Strategy: A combination of strategies involved downsizing the business and repositioning services to meet changing client demands.
Result: Profits are up despite reducing staff. “I’ve run this business for 12 years, so I’ve hit a growth wall a couple of times,” explains Angela Fritzsch, director of Integra Business Accountants.
The first was in 2009 when, with a staff of three, she decided the right strategy to kick-start growth was “go hard or go home”.
It worked and the business expanded rapidly and successfully.
But by 2014, Fritzsch’s staff of 18 began to feel unwieldy, and the 230sqm of office space her business occupied was a major expense.
At the same time, the once-booming WA economy was slowing down and the accounting sphere was being disrupted by new technology and cheap outsourced services.
Her clients were looking for faster, cheaper and easier ways to get their accounting and taxes in order.
Fritzsch decided to downsize and reposition her business to cater for changing demand from clients feeling the pinch too.
“Clients were trying to save money,” she says. “I thought, if we can offer them training to save them accounting and book keeping fees, I will.”
Instead of trying to cling to old roles, Integra pivoted to offer small businesses the training they needed to use new accounting software to do their own books.
“You need to see the new technology as an opportunity – not look around and think, ‘I’m obsolete’,” she says.
“We’re trying to show them how to save money without reducing the quality of their books. As well as moving into training, Fritzsch shifted the focus of the firm’s accounting staff from compliance to a more pro-active advisory role, offering quarterly reviews and guidance to SME clients.
“You’ve got to change the way you do things and change what you’re offering,” she says of the shift.
“You need to innovate or die in this fast-moving climate.”
The final step for Fritzsch in rebooting her business was downsizing both staff and office space.
“If you’ve got less work coming in, but the same amount of people, your profit just erodes,” she says.
Cutting staff is the hardest thing a business owner will ever do. “But if you’re going through hardship, you need to bite the bullet and look at redundancies.”
Despite downsizing, Fritzsch says profits are up and stress is down.

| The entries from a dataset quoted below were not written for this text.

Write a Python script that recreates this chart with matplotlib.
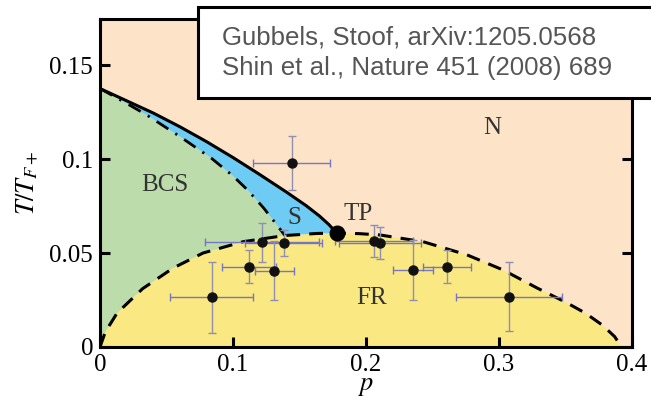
import matplotlib.pyplot as plt
from matplotlib.patches import Rectangle

# phase boundaries read as (p, T/T_F+) points
solid_p = [0.0, 0.020, 0.040, 0.060, 0.080, 0.100, 0.120, 0.140, 0.155, 0.165, 0.172, 0.178]
solid_t = [0.1375, 0.131, 0.1245, 0.1172, 0.1093, 0.1008, 0.0918, 0.0825, 0.0752, 0.0697, 0.0652, 0.0606]

dashdot_p = [0.0, 0.020, 0.035, 0.060, 0.084, 0.100, 0.111, 0.123, 0.134, 0.139]
dashdot_t = [0.1375, 0.1296, 0.1235, 0.112, 0.1003, 0.091, 0.0835, 0.074, 0.064, 0.0593]

fr_p = [0.0, 0.004, 0.0128, 0.032, 0.055, 0.0775, 0.1075, 0.139, 0.163, 0.178,
        0.195, 0.2105, 0.243, 0.276, 0.303, 0.3286, 0.351, 0.365, 0.378, 0.387, 0.392]
fr_t = [0.0, 0.008, 0.018, 0.031, 0.042, 0.050, 0.056, 0.0593, 0.0604, 0.0606,
        0.0603, 0.0596, 0.056, 0.049, 0.041, 0.0314, 0.0235, 0.018, 0.0115, 0.0055, 0.0]

tp = (0.178, 0.0606)

# experiment (Shin et al.)
exp_p = [0.084, 0.112, 0.122, 0.138, 0.131, 0.144, 0.206, 0.2105, 0.2356, 0.261, 0.3075]
exp_t = [0.0264, 0.0427, 0.0557, 0.0555, 0.0406, 0.098, 0.0565, 0.0555, 0.041, 0.0427, 0.0268]
exp_perr = [0.031, 0.020, 0.043, 0.029, 0.0145, 0.029, 0.029, 0.031, 0.015, 0.018, 0.040]
exp_terr = [0.0187, 0.0088, 0.0105, 0.007, 0.0157, 0.0145, 0.0085, 0.0085, 0.016, 0.0089, 0.0183]

c_n = '#fde4c8'
c_bcs = '#bcdcab'
c_s = '#6ecbf3'
c_fr = '#fae882'

plt.rcParams['font.family'] = ['Liberation Serif', 'DejaVu Serif']
plt.rcParams['mathtext.fontset'] = 'stix'

fig = plt.figure(figsize=(6.51, 4.01), dpi=100)
ax = fig.add_axes([0.1536, 0.1347, 0.8172, 0.8179])
ax.set_facecolor(c_n)

# fill the phases
i_dd = fr_p.index(0.139)
i_tp = fr_p.index(0.178)
ax.fill(fr_p + [0.0], fr_t + [0.0], color=c_fr, lw=0, zorder=1)
ax.fill(dashdot_p + fr_p[i_dd::-1], dashdot_t + fr_t[i_dd::-1], color=c_bcs, lw=0, zorder=1)
ax.fill(solid_p + fr_p[i_tp:i_dd - 1:-1] + dashdot_p[::-1],
        solid_t + fr_t[i_tp:i_dd - 1:-1] + dashdot_t[::-1], color=c_s, lw=0, zorder=1)

ax.plot(solid_p, solid_t, color='black', lw=2.2, zorder=3)
ax.plot(dashdot_p, dashdot_t, color='black', lw=2.0, zorder=3,
        linestyle=(0, (5, 3, 0.8, 3)))
ax.plot(fr_p, fr_t, color='black', lw=2.2, zorder=3, linestyle=(0, (4.5, 3)))

ax.errorbar(exp_p, exp_t, xerr=exp_perr, fmt='none', ecolor='#7676c2',
            elinewidth=1.0, capsize=3, capthick=1.0, zorder=4)
ax.errorbar(exp_p, exp_t, yerr=exp_terr, fmt='none', ecolor='#8f8fb0',
            elinewidth=1.0, capsize=3, capthick=1.0, zorder=4)
ax.plot(exp_p, exp_t, 'o', color='#111111', ms=6.5, zorder=5)
ax.plot(*tp, 'o', color='black', ms=10.5, zorder=6)

lbl = dict(fontsize=18, color='#333333', ha='center', va='center', zorder=7)
ax.text(0.049, 0.086, 'BCS', **lbl)
ax.text(0.146, 0.0686, 'S', **lbl)
ax.text(0.194, 0.0705, 'TP', **lbl)
ax.text(0.295, 0.1165, 'N', **lbl)
ax.text(0.2045, 0.026, 'FR', **lbl)

ax.set_xlim(0, 0.4)
ax.set_ylim(0, 0.1745)
ax.set_xticks([0, 0.1, 0.2, 0.3, 0.4])
ax.set_xticklabels(['0', '0.1', '0.2', '0.3', '0.4'])
ax.set_yticks([0, 0.05, 0.1, 0.15])
ax.set_yticklabels(['0', '0.05', '0.1', '0.15'])
ax.tick_params(direction='in', length=7, width=2.2, labelsize=18, pad=5,
               top=True, right=True)
for s in ax.spines.values():
    s.set_linewidth(2.2)
    s.set_zorder(8)

ax.set_xlabel('$p$', fontsize=19, labelpad=0)
ax.set_ylabel('$T/T_{F+}$', fontsize=19, labelpad=6)

# reference box
fig.patches.append(Rectangle((0.304, 0.7556), 0.72, 0.227, transform=fig.transFigure,
                             facecolor='white', edgecolor='black', lw=2.2, zorder=10))
fig.text(0.341, 0.888, 'Gubbels, Stoof, arXiv:1205.0568', fontsize=18.6,
         family=['Liberation Sans', 'DejaVu Sans'], color='#555555', va='baseline', zorder=11)
fig.text(0.341, 0.813, 'Shin et al., Nature 451 (2008) 689', fontsize=18.6,
         family=['Liberation Sans', 'DejaVu Sans'], color='#555555', va='baseline', zorder=11)

fig.savefig('out.png', dpi=100)
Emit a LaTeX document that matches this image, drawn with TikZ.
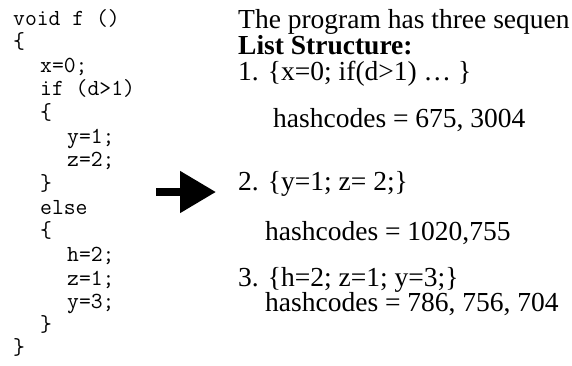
\documentclass[tikz,border=0pt]{standalone}
\usepackage{fontspec}
\setmainfont{Liberation Serif}
\usepackage{tikz}
\usetikzlibrary{positioning,arrows.meta}

\tikzset{
	codeline/.style={anchor=base west, inner sep=0pt, font=\fontsize{23}{24}\ttfamily},
	listline/.style={anchor=base west, inner sep=0pt, font=\fontsize{27.5}{30}\selectfont},
}

\begin{document}
\begin{tikzpicture}[x=1pt, y=-1pt]
				\useasboundingbox (0,0) rectangle (572,365);
				\clip (0,0) rectangle (572,365);
				% the function
				\node[codeline] (C1) at (13, 25) {void f ()};
				\node[codeline] (C2) at (13, 48.5) {\{};
				\node[codeline] (C3) at (40, 72) {x=0;};
				\node[codeline] (C4) at (40, 95.5) {if (d>1)};
				\node[codeline] (C5) at (40, 119) {\{};
				\node[codeline] (C6) at (67, 143) {y=1;};
				\node[codeline] (C7) at (67, 166.5) {z=2;};
				\node[codeline] (C8) at (40, 190) {\}};
				\node[codeline] (C9) at (40, 214) {else};
				\node[codeline] (C10) at (40, 237.5) {\{};
				\node[codeline] (C11) at (67, 261.5) {h=2;};
				\node[codeline] (C12) at (67, 285) {z=1;};
				\node[codeline] (C13) at (67, 308) {y=3;};
				\node[codeline] (C14) at (40, 331) {\}};
				\node[codeline] (C15) at (13, 354) {\}};
				% the list structure
				\node[listline] (T) at (238, 28) {The program has three sequen};
				\node[listline, font=\fontsize{27.5}{30}\bfseries] (L) at (238, 54) {List Structure:};
				\node[listline] (S1) at (238, 80) {1. \{x=0; if(d>1) … \}};
				\node[listline] (H1) at (273, 127) {hashcodes = 675, 3004};
				\node[listline] (S2) at (238, 190) {2. \{y=1; z= 2;\}};
				\node[listline] (H2) at (265, 240) {hashcodes = 1020,755};
				\node[listline] (S3) at (238, 286) {3. \{h=2; z=1; y=3;\}};
				\node[listline] (H3) at (265, 311) {hashcodes = 786, 756, 704};
				% big arrow
				\coordinate (tail) at (156, 192);
				\coordinate (tip) at (216, 192);
				\draw[line width=8pt, -{Triangle[length=36pt, width=40pt]}] (tail) -- (tip);
\end{tikzpicture}
\end{document}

Her advice for others:
- Cutting staff: “Work top down. Look at the ones you really can’t do without. That’s easier to evaluate than justifying who’s not doing their job, because everyone has a role.”
- Expenses: “The best things that happened to me recently was someone hacked my work credit card,” laughs Fritzsch. When she cancelled the card, it put a stop to an accumulation of forgotten direct debit payments. “Really go through your expenses – do a bank statement or credit card audit. It was a real eye-opener for me. Individually, it’s not much but all together they can erode your profits horribly.”
- Find a mentor or network: “Find a group or a person you resonate with, otherwise you can feel like you’re stuck on a lonely island.”